Medical expert’s affidavit in opposition to summary judgment fails to establish a triable issue on causation because it is “purely conclusory”

This case points up the extreme care and attention to detail that a plaintiff’s attorney must exercise in reviewing an expert’s affidavit in opposition to summary judgment.  The case is Fernandez v. Alexander (Calif. Ct. of Appeal, 2nd Div., 1/28/2019), https://www.courts.ca.gov/opinions/documents/B283949.PDF.  The plaintiff was referred to the defendant, an orthopedic hand surgeon, for treatment of a displaced fracture of the left wrist.  The options were surgery and casting; the defendant recommended the latter.  When the cast was removed, the plaintiff’s hand was deformed (dorsal angulation).  The plaintiff claimed that the defendant should have recommended surgery and that casting caused the deformity to be significantly worse than it would otherwise have been.

The defendant moved for summary judgment.  The affidavit of the defendant’s expert opined that casting and surgery were equally acceptable treatments under the standard of care.  He further opined that “nothing [defendant] did or failed to do caused plaintiff any harm or injury.  The callous formation and dorsal angulation of the patient’s hand…was a potential outcome of both casting and/or surgical intervention.”
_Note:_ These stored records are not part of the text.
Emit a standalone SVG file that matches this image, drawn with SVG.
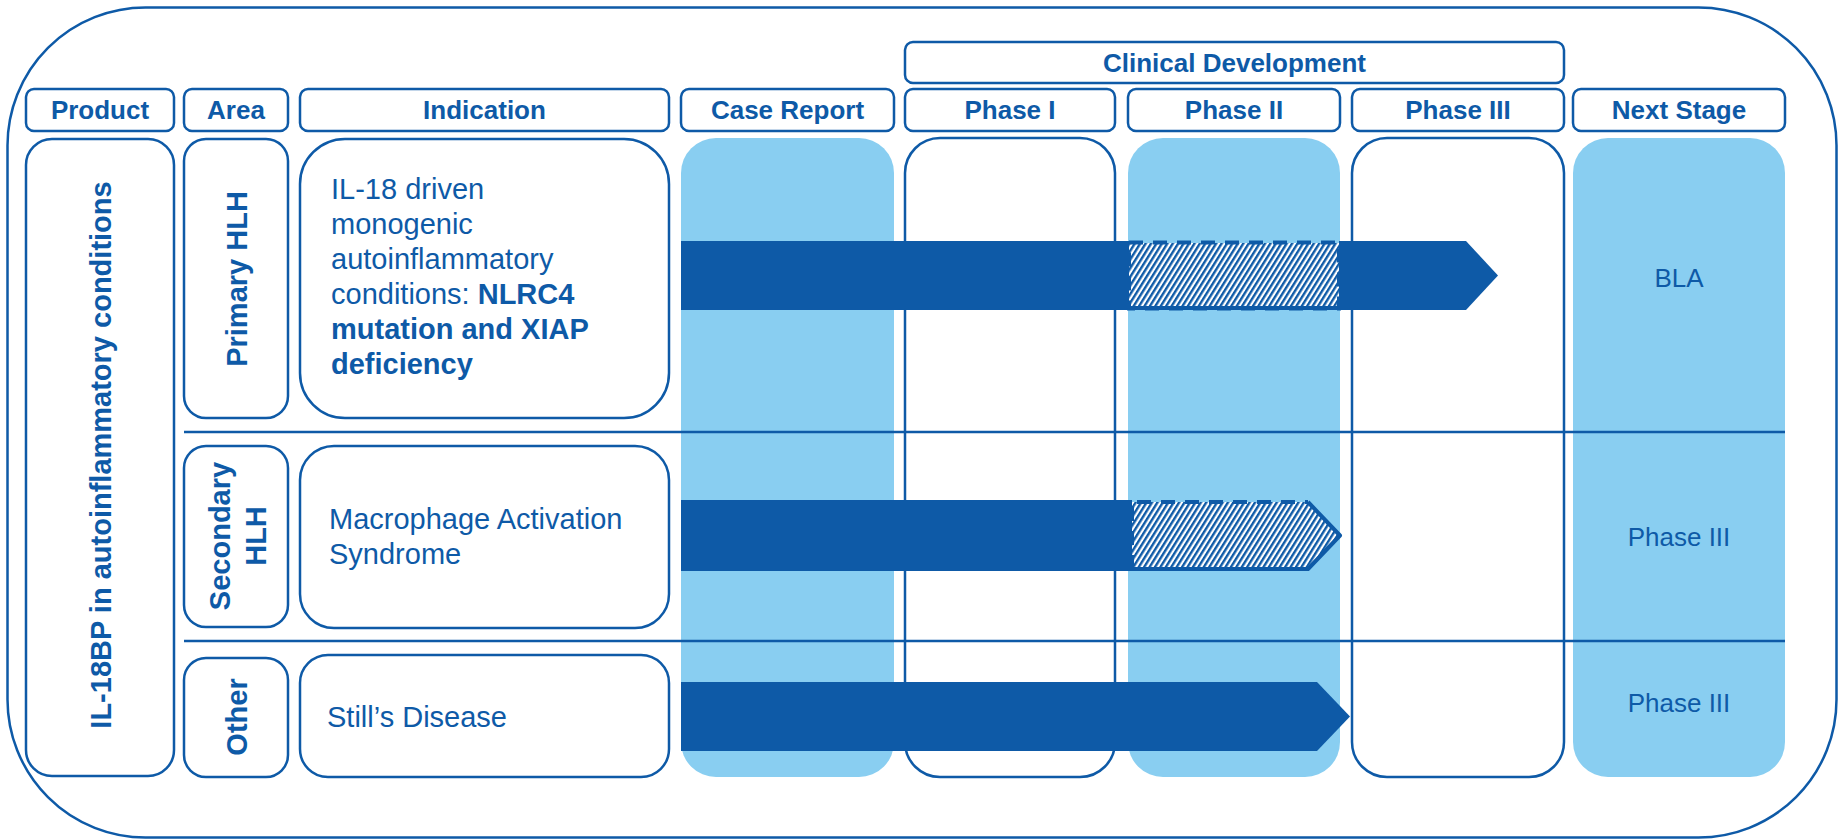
<svg xmlns="http://www.w3.org/2000/svg" width="1841" height="839" viewBox="0 0 1841 839">
<style>
.ln{fill:none;stroke:#0E5AA7;stroke-width:2.5}
.box{fill:#fff;stroke:#0E5AA7;stroke-width:2.5}
.lb{fill:#89CEF1}
.dk{fill:#0E5AA7}
text{font-family:"Liberation Sans",Arial,sans-serif;fill:#0E5AA7}
.h{font-size:26px;font-weight:bold;text-anchor:middle}
.v{font-size:29px;font-weight:bold;text-anchor:middle}
.t{font-size:29px}
.n{font-size:26px;text-anchor:middle}
.b{font-weight:bold}
.dash{fill:none;stroke:#0E5AA7;stroke-width:4;stroke-dasharray:14 10}
.sol{fill:none;stroke:#0E5AA7;stroke-width:4;stroke-linejoin:round}
</style>
<defs>
<pattern id="hatch" patternUnits="userSpaceOnUse" width="4.6" height="10" patternTransform="rotate(32)">
<rect width="4.6" height="10" fill="#fff"/>
<rect width="2.4" height="10" fill="#0E5AA7"/>
</pattern>
</defs>

<g id="frame">
<rect x="7.5" y="7.5" width="1829" height="830" rx="138" ry="138" class="ln"/>
</g>

<g id="headers">
<g id="h-clinical"><rect x="905" y="42" width="659" height="41" rx="8" class="box"/><text class="h" x="1234.5" y="72">Clinical Development</text></g>
<g id="h-product"><rect x="26" y="89" width="148" height="42" rx="8" class="box"/><text class="h" x="100" y="119">Product</text></g>
<g id="h-area"><rect x="184" y="89" width="104" height="42" rx="8" class="box"/><text class="h" x="236" y="119">Area</text></g>
<g id="h-indication"><rect x="300" y="89" width="369" height="42" rx="8" class="box"/><text class="h" x="484.5" y="119">Indication</text></g>
<g id="h-case"><rect x="681" y="89" width="213" height="42" rx="8" class="box"/><text class="h" x="787.5" y="119">Case Report</text></g>
<g id="h-p1"><rect x="905" y="89" width="210" height="42" rx="8" class="box"/><text class="h" x="1010" y="119">Phase I</text></g>
<g id="h-p2"><rect x="1128" y="89" width="212" height="42" rx="8" class="box"/><text class="h" x="1234" y="119">Phase II</text></g>
<g id="h-p3"><rect x="1352" y="89" width="212" height="42" rx="8" class="box"/><text class="h" x="1458" y="119">Phase III</text></g>
<g id="h-next"><rect x="1573" y="89" width="212" height="42" rx="8" class="box"/><text class="h" x="1679" y="119">Next Stage</text></g>
</g>

<g id="columns">
<rect id="col-case" x="681" y="138" width="213" height="639" rx="35" class="lb"/>
<rect id="col-p1" x="905" y="138" width="210" height="639" rx="35" class="box"/>
<rect id="col-p2" x="1128" y="138" width="212" height="639" rx="35" class="lb"/>
<rect id="col-p3" x="1352" y="138" width="212" height="639" rx="35" class="box"/>
<rect id="col-next" x="1573" y="138" width="212" height="639" rx="35" class="lb"/>
</g>

<g id="dividers">
<line x1="184" y1="432" x2="1785" y2="432" class="ln"/>
<line x1="184" y1="641" x2="1785" y2="641" class="ln"/>
</g>

<g id="product">
<rect x="26" y="139" width="148" height="637" rx="26" class="box"/>
<text class="v" transform="translate(111,455) rotate(-90)">IL-18BP in autoinflammatory conditions</text>
</g>

<g id="area-primary">
<rect x="184" y="139" width="104" height="279" rx="22" class="box"/>
<text class="v" transform="translate(247,279) rotate(-90)">Primary HLH</text>
</g>
<g id="area-secondary">
<rect x="184" y="446" width="104" height="181" rx="22" class="box"/>
<text class="v" transform="translate(230,536) rotate(-90)">Secondary</text>
<text class="v" transform="translate(266,536) rotate(-90)">HLH</text>
</g>
<g id="area-other">
<rect x="184" y="658" width="104" height="119" rx="22" class="box"/>
<text class="v" transform="translate(247,717) rotate(-90)">Other</text>
</g>

<g id="ind-primary">
<rect x="300" y="139" width="369" height="279" rx="45" class="box"/>
<text class="t" x="331" y="199">IL-18 driven</text>
<text class="t" x="331" y="234">monogenic</text>
<text class="t" x="331" y="269">autoinflammatory</text>
<text class="t" x="331" y="304">conditions: <tspan class="b">NLRC4</tspan></text>
<text class="t b" x="331" y="339">mutation and XIAP</text>
<text class="t b" x="331" y="374">deficiency</text>
</g>
<g id="ind-secondary">
<rect x="300" y="446" width="369" height="182" rx="34" class="box"/>
<text class="t" x="329" y="529">Macrophage Activation</text>
<text class="t" x="329" y="564">Syndrome</text>
</g>
<g id="ind-other">
<rect x="300" y="655" width="369" height="122" rx="28" class="box"/>
<text class="t" x="327" y="727">Still’s Disease</text>
</g>

<g id="next-labels">
<text class="n" x="1679" y="287">BLA</text>
<text class="n" x="1679" y="546">Phase III</text>
<text class="n" x="1679" y="712">Phase III</text>
</g>

<g id="connectors">
<g id="bar-primary">
<polygon class="dk" points="681,241 1129,241 1129,310 681,310"/>
<polygon class="dk" points="1339,241 1466,241 1498,275.5 1466,310 1339,310"/>
<rect x="1129" y="243" width="210" height="65" fill="url(#hatch)"/>
<rect x="1129" y="242.5" width="210" height="66" class="dash"/>
<line x1="1129" y1="308" x2="1339" y2="308" class="sol"/>
</g>
<g id="bar-secondary">
<polygon class="dk" points="681,500 1132,500 1132,571 681,571"/>
<polygon fill="url(#hatch)" points="1132,502 1308,502 1340,535.5 1308,569 1132,569"/>
<path d="M1308,502 L1340,535.5 L1308,569 L1132,569" class="sol"/>
<path d="M1132,569 L1132,502 L1308,502" class="dash"/>
</g>
<g id="bar-other">
<polygon class="dk" points="681,682 1317,682 1350,716.5 1317,751 681,751"/>
</g>
</g>
</svg>
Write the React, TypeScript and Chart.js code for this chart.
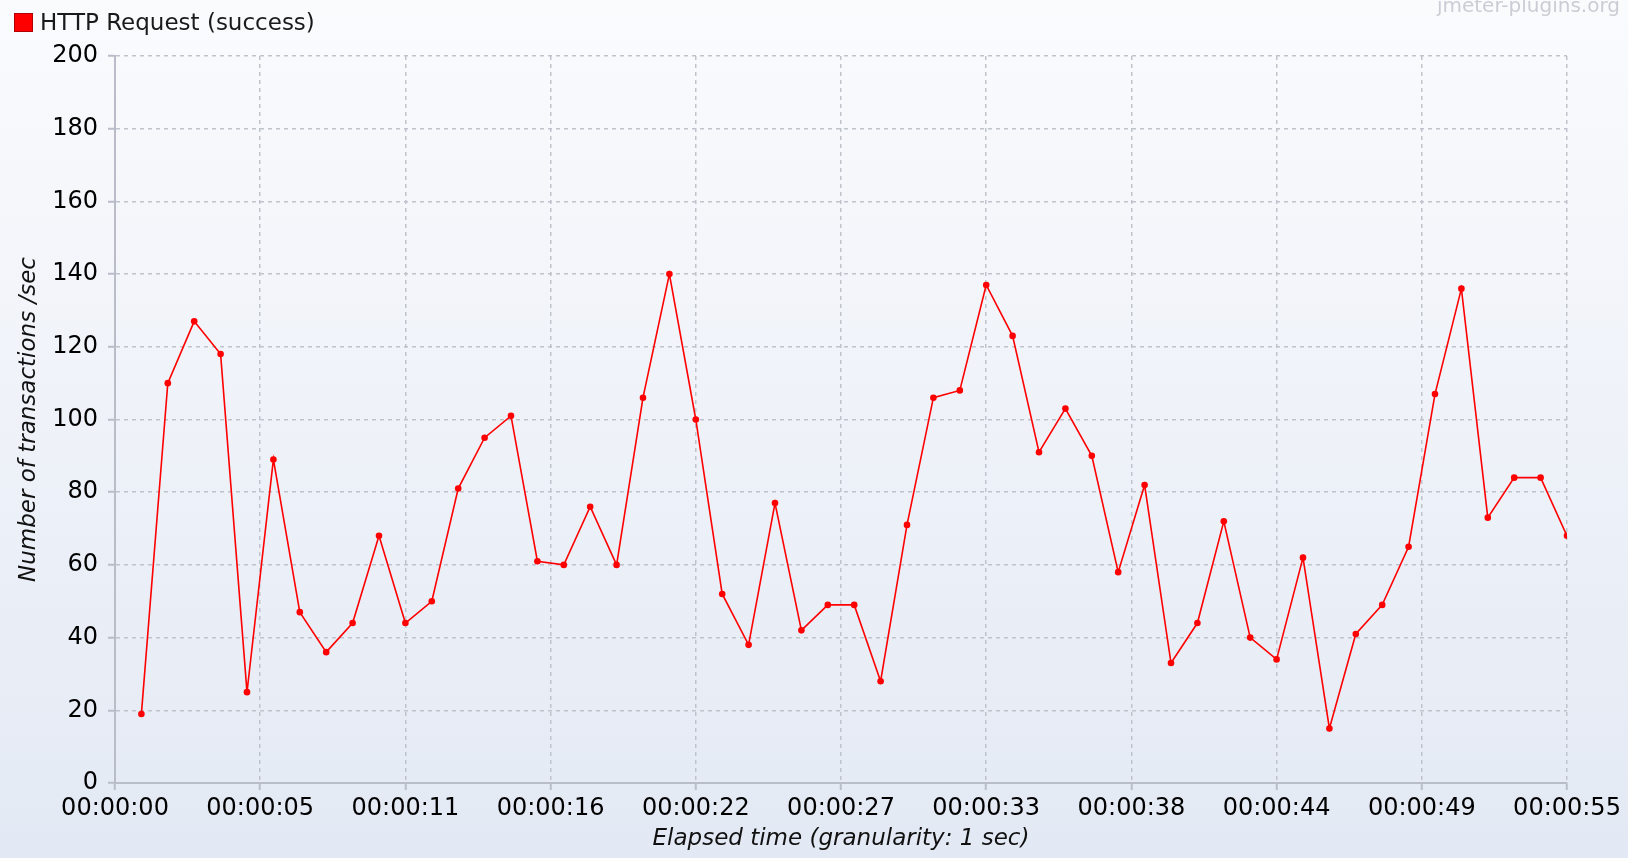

The plaintiff’s expert’s affidavit in opposition opined that “the standard of care required [defendant] to discuss and recommend surgical intervention for the open repair with internal fixation [ORIF] of the left wrist to correct the displacement,” and therefore the defendant breached the standard of care by recommending casting.  Thus, the plaintiff established a triable issue of material fact on the standard of care issue.  But the trial court ruled, and the court of appeal agreed, that the affidavit fell short on the issue of causation:

[W]hen an expert’s opinion is purely conclusory because unaccompanied by a reasoned explanation connecting the factual predicates to the ultimate conclusion, that opinion has no evidentiary value…. Regarding causation, the plaintiff must offer an expert opinion that contains a reasoned explanation illuminating why the facts have convinced the expert, and therefore should convince the jury, that it is more probable than not the negligent act was a cause-in-fact of the plaintiff’s injury.  On the causation issue, [the plaintiff’s expert] simply stated that, based on the records and his training and experience, his opinion, based on a reasonable degree of medical probability, was that defendant’s care and treatment “caused Plaintiff’s further deformity of her left wrist.”   Notably, [the plaintiff’s expert] does not opine that surgery would have produced a better outcome.  [He] does not challenge or even address [the defense expert’s] opinion that what happened to plaintiff’s hand (the callous formation and dorsal angulation) was a potential outcome of both treatments.  In short, he offered no reasoned explanation connecting the factual predicates to the ultimate conclusion, and that is the very definition of a purely conclusory opinion.  (Internal quotation marks and citations omitted; emphasis added.)

I don’t know whether what’s involved here is careless drafting of the affidavit or careless editing, or if the plaintiff’s expert was simply unwilling to provide the necessary opinion on causation (that surgery would probably have resulted in a better outcome) and the attorney had no choice but to take a chance with the best language he could get from the expert.  One wonders, though, why the plaintiff’s expert would be reluctant to say that surgery would probably have produced a better outcome, when he had no hesitation in saying straightforwardly that the standard of care required the defendant to recommend surgery.